There was also a discussion on “Meet the Press” of a looming fight between Congress and the administration over raising the nation’s debt limit.

In May, Lew notified Congress that he would begin taking emergency measures to prevent the Treasury Department from exceeding its borrowing limit. In June, the nonpartisan Congressional Budget Office estimated that Treasury could pay its bills through October or November before Congress must act to raise the debt ceiling, which currently stands at $16.7 trillion.

In 2011, Congress and the Obama administration had a prolonged fight over raising the limit, forcing Treasury to use “extraordinary measures” to avoid exceeding the ceiling, then-Treasury Secretary Timothy Geithner said. At the time, Republicans insisted on budget cuts in exchange for raising the debt ceiling. After months of partisan wrangling and political brinksmanship, the president in August of that year signed the Budget Control Act, which raised the debt limit but also placed caps on discretionary spending and included a trigger for automatic, across-the-board spending cuts.

The administration wanted a “clean” bill in 2011 that would have raised the limit without conditions. It argued that the debt ceiling should not be held “hostage” to spending cuts that should be addressed in appropriations bills. On “Meet the Press,” Lew warned that he did not want a repeat of the 2011 debate — but he wrongly called it unprecedented.

Lew, July 28: In 237 years, we never had a debate about whether or not the United States should pay its bills until 2011. We cannot have that debate again.

But, as we wrote in 2011, there was the “1995-1996 debt ceiling crisis,” as described by the then-General Accounting Office. During that crisis, Treasury used various accounting steps to put off a default until Congress and the president finally agreed to raise the limit. That stalemate — which resulted in a partial shutdown of the federal government — was precipitated by Republicans, led by House Speaker Newt Gingrich, who insisted on the passage of a seven-year balanced budget plan in exchange for raising the debt ceiling.

Balancing Act: Washington’s Troubled Path to a Balanced Budget,” a 1998 book by George Hager and Eric Pianin, recalls how Clinton, like Obama, insisted on a “clean” debt-ceiling bill without conditions.

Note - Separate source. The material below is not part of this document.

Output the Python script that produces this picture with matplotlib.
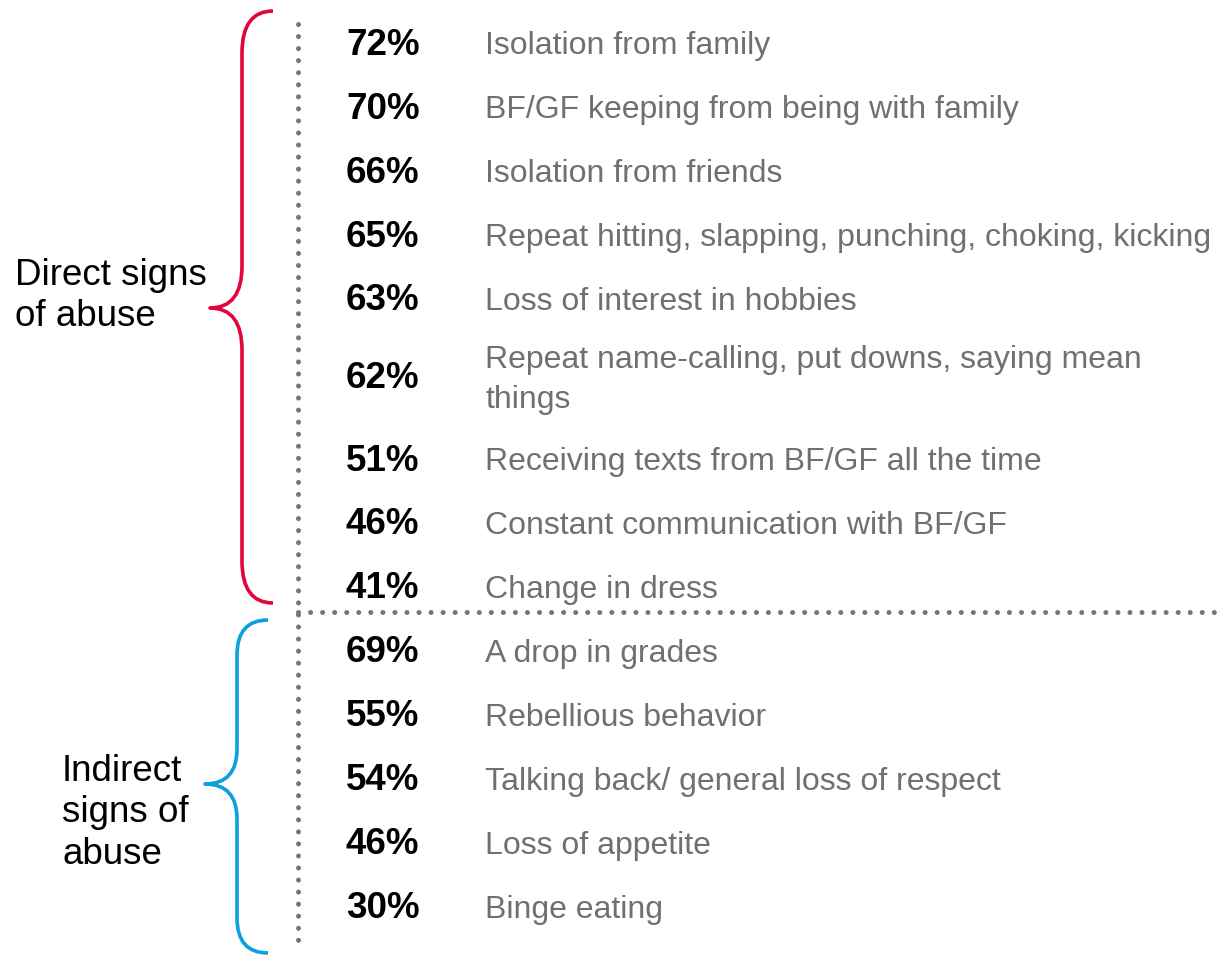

“Balancing Act,” 1998: The White House wanted another no-conditions extension [of the continuing budget resolution] to allow more time for the two sides to come to terms; the administration was also demanding a conditions-free extension of the limit on the federal debt, vital fiscal housekeeping that would let the Treasury go on borrowing money to meet government obligations. But Gingrich warned Clinton that rank-and-file members were spoiling for a showdown and unlikely to let the White House off without demanding conditions. It was time for Clinton to stop posturing and agree to negotiate a seven-year balanced-budget plan.

The president was polite but far from compliant. He said there was no way he would sign anything but clean, unconditional extensions of the CR [continuing resolution] and the debt ceiling. He would not be “blackmailed” by the Republicans.

Sound familiar?

George W. Bush, too, repeatedly battled with Congress over raising the debt limit. In 2002, the House passed a debt ceiling bill by a single vote just as the government was reaching its borrowing limit. The Washington Post quoted Democratic Rep. Charles W. Stenholm of Texas as saying, “We’re not willing to provide a blank check for borrowing money without a plan to curb the deficit.”

In 2004, Treasurer John Snow delayed some federal pension contributions to keep the government from exceeding its borrowing limit. Congress failed to raise the debt ceiling that year until after the November 2004 election. The Post quoted Standard & Poor’s chief economist as saying the failure to act on time was making some on Wall Street “a little nervous.” The paper also reported that the GOP-controlled House rejected a Democratic motion to reimpose a “pay as you go” budget rule for spending increases. The House then agreed to raise the debt limit by a narrow 208-204 vote, with all 208 votes coming from Republicans.

“Debt limit increases in 2005, 2006, and 2007 took a less dramatic path than those in President Bush’s first term,” according to a May 2013 report on the history of debt limit increases by the nonpartisan Congressional Research Service.

Still, there was a debate and significant opposition in the Senate to raising the debt limit in 2006. The Senate bill barely passed, 52-48, and among those voting “no” was then-Sen. Barack Obama.

During the debate, Obama called the need to raise the limit “a sign of leadership failure,” blaming the Bush tax cuts for driving up the nation’s debt.

Obama, March 16, 2006: The fact that we are here today to debate raising America’s debt limit is a sign of leadership failure. It is a sign that the U.S. government can’t pay its own bills. … Americans deserve better. I therefore intend to oppose the effort to increase America’s debt limit.

Republican Sen. Chuck Grassley followed Obama to the Senate floor and sounded much like Lew and other administration officials who now want to pay the bills without conditions or delay. “Refusing to raise the debt limit is like refusing to pay your credit card bill — after you’ve used your credit card,” Grassley said. “The time to control the deficits and debt is when we are voting on the spending bills and the tax bills that create it.”

Some years are more dramatic than others, and the 2011 debate was one of the more contentious. But it’s wrong to say that Congress has “never had a debate” over paying the bills.